[start]

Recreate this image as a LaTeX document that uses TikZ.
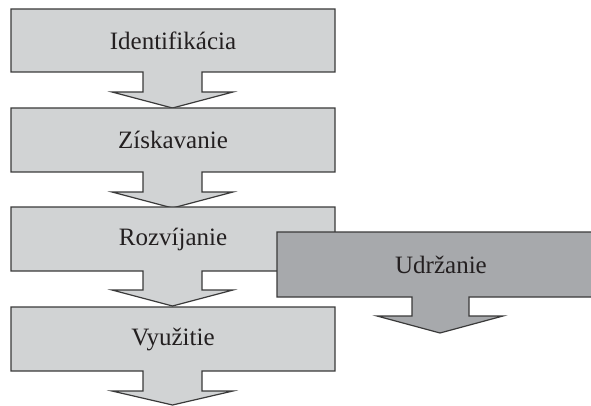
\documentclass[tikz,border=0pt]{standalone}
\usepackage{fontspec}
\setmainfont{Liberation Serif}
\definecolor{lightg}{HTML}{D1D3D4}
\definecolor{darkg}{HTML}{A7A9AC}
\definecolor{edgec}{HTML}{3A3A3A}
\definecolor{textc}{HTML}{231F20}
\tikzset{
  lightblock/.style={fill=lightg, draw=edgec, line width=1.2pt, line join=miter},
  darkblock/.style={fill=darkg, draw=edgec, line width=1.2pt, line join=miter},
  lbl/.style={text=textc, font=\fontsize{25}{29}\selectfont, inner sep=0pt, anchor=center}
}
\newcommand{\arrowblock}[5]{%
  % #1 style, #2 top, #3 box bottom, #4 stem bottom, #5 tip
  \path[#1] (11,#2) -- (335,#2) -- (335,#3) -- (202,#3) -- (202,#4) -- (233,#4)
    -- (172.5,#5) -- (112,#4) -- (143,#4) -- (143,#3) -- (11,#3) -- cycle;
}
\begin{document}
\begin{tikzpicture}[x=1pt,y=-1pt]
\useasboundingbox (0,0) rectangle (591,406);
\clip (0,0) rectangle (591,406);
\arrowblock{lightblock}{9}{72}{92}{108}
\node[lbl] (ident) at (173,41) {Identifikácia};
\arrowblock{lightblock}{108}{172}{192}{208}
\node[lbl] (ziska) at (173,140) {Získavanie};
\arrowblock{lightblock}{207}{271}{290}{306}
\node[lbl] (rozvi) at (173,239) {Rozvíjanie};
\path[darkblock] (277,232) -- (603,232) -- (603,297) -- (469,297) -- (469,316) -- (503,316)
  -- (440,333) -- (377,316) -- (412,316) -- (412,297) -- (277,297) -- cycle;
\node[lbl] (udrz) at (441,264.5) {Udržanie};
\arrowblock{lightblock}{307}{371}{391}{405}
\node[lbl] (vyuz) at (173,339) {Využitie};
\end{tikzpicture}
\end{document}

[end]

Task requirements> Copy out each line word for word, please, skipping the images.

Result of the exercise>
Recreate this image as a LaTeX document that uses TikZ.
\documentclass[tikz,border=0pt]{standalone}
\usepackage{fontspec}
\setmainfont{Liberation Serif}
\definecolor{lightg}{HTML}{D1D3D4}
\definecolor{darkg}{HTML}{A7A9AC}
\definecolor{edgec}{HTML}{3A3A3A}
\definecolor{textc}{HTML}{231F20}
\tikzset{
  lightblock/.style={fill=lightg, draw=edgec, line width=1.2pt, line join=miter},
  darkblock/.style={fill=darkg, draw=edgec, line width=1.2pt, line join=miter},
  lbl/.style={text=textc, font=\fontsize{25}{29}\selectfont, inner sep=0pt, anchor=center}
}
\newcommand{\arrowblock}[5]{%
  % #1 style, #2 top, #3 box bottom, #4 stem bottom, #5 tip
  \path[#1] (11,#2) -- (335,#2) -- (335,#3) -- (202,#3) -- (202,#4) -- (233,#4)
    -- (172.5,#5) -- (112,#4) -- (143,#4) -- (143,#3) -- (11,#3) -- cycle;
}
\begin{document}
\begin{tikzpicture}[x=1pt,y=-1pt]
\useasboundingbox (0,0) rectangle (591,406);
\clip (0,0) rectangle (591,406);
\arrowblock{lightblock}{9}{72}{92}{108}
\node[lbl] (ident) at (173,41) {Identifikácia};
\arrowblock{lightblock}{108}{172}{192}{208}
\node[lbl] (ziska) at (173,140) {Získavanie};
\arrowblock{lightblock}{207}{271}{290}{306}
\node[lbl] (rozvi) at (173,239) {Rozvíjanie};
\path[darkblock] (277,232) -- (603,232) -- (603,297) -- (469,297) -- (469,316) -- (503,316)
  -- (440,333) -- (377,316) -- (412,316) -- (412,297) -- (277,297) -- cycle;
\node[lbl] (udrz) at (441,264.5) {Udržanie};
\arrowblock{lightblock}{307}{371}{391}{405}
\node[lbl] (vyuz) at (173,339) {Využitie};
\end{tikzpicture}
\end{document}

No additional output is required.